Exercise aim - Wherever the word "with" turns up in a line of the entries, copy that line.

Records supplied -
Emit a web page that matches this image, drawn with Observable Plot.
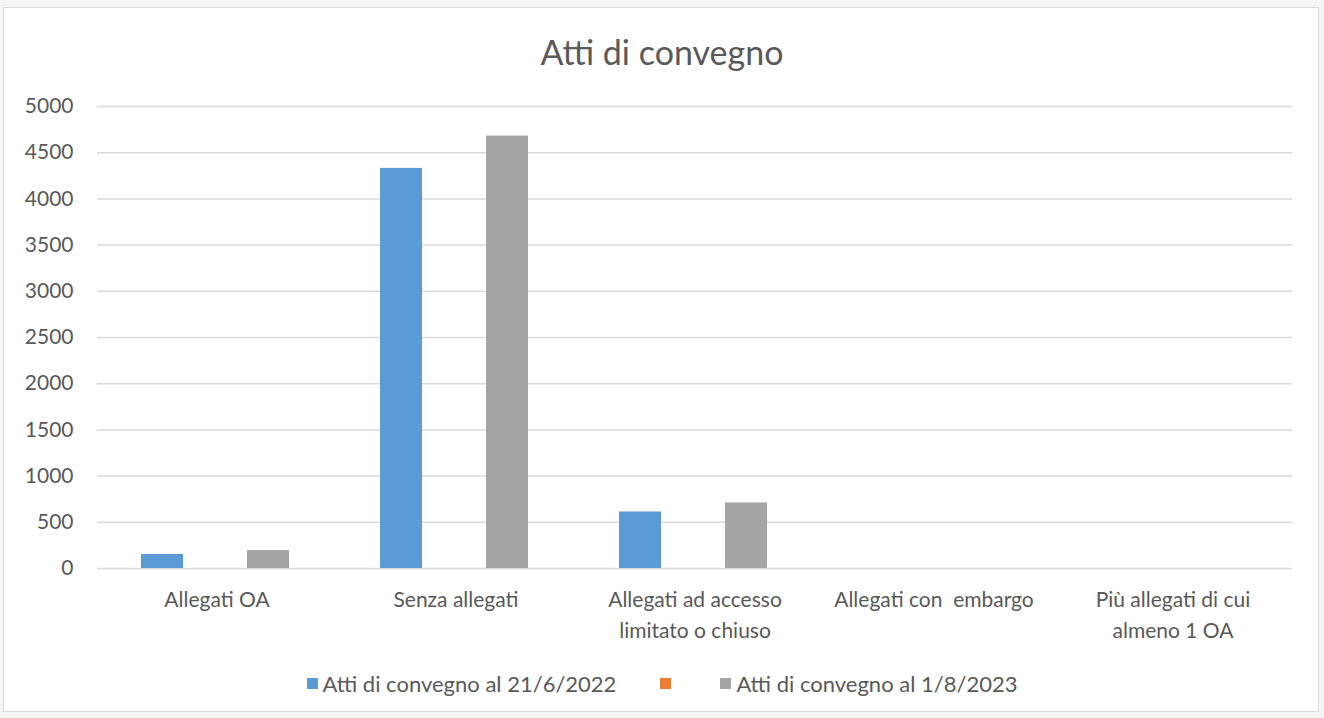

---

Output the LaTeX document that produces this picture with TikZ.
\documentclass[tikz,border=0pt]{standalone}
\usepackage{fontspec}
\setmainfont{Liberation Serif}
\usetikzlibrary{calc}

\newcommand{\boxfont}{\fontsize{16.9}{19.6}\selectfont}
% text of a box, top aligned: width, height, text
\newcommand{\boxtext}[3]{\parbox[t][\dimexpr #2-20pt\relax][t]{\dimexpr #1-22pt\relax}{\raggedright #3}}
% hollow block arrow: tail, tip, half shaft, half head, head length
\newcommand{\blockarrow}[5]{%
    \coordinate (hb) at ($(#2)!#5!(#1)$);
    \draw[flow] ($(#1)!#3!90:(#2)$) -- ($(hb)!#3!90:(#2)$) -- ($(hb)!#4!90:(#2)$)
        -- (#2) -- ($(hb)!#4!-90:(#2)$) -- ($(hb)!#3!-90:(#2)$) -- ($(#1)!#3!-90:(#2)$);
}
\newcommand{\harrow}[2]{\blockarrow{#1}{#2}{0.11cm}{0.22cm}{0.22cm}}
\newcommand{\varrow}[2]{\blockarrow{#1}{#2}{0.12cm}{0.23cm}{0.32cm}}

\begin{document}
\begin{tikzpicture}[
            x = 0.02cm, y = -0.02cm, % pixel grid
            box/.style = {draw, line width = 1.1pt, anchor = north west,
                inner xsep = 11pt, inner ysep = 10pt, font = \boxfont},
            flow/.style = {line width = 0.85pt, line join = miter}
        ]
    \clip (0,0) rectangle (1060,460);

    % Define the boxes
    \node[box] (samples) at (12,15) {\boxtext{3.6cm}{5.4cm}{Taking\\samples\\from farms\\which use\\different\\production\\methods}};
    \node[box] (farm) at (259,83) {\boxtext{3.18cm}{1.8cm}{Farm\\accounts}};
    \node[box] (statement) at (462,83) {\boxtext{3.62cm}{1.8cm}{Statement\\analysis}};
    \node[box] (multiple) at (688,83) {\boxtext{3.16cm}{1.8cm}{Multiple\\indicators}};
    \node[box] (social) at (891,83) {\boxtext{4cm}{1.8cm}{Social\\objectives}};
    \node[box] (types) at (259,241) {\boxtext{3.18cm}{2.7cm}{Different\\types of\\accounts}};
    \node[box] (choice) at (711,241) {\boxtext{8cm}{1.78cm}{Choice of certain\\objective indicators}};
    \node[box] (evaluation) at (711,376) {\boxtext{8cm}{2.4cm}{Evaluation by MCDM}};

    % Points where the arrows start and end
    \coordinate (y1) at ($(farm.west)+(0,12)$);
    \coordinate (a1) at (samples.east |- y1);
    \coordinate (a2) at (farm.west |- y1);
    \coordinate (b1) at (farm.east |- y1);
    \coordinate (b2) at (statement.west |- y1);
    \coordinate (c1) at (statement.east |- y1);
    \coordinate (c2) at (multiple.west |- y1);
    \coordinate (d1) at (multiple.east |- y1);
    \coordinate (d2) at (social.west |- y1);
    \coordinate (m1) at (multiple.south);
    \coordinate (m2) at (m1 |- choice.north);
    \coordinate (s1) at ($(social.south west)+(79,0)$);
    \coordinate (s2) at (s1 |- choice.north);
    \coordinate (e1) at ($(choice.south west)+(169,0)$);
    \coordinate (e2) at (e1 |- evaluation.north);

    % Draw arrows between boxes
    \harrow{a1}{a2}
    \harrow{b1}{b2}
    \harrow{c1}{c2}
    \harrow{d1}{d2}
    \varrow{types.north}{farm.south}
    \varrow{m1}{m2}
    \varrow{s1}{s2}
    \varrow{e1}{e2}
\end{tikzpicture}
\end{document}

Answer to this problem -
Emit a web page that matches this image, drawn with Observable Plot.
Output the LaTeX document that produces this picture with TikZ.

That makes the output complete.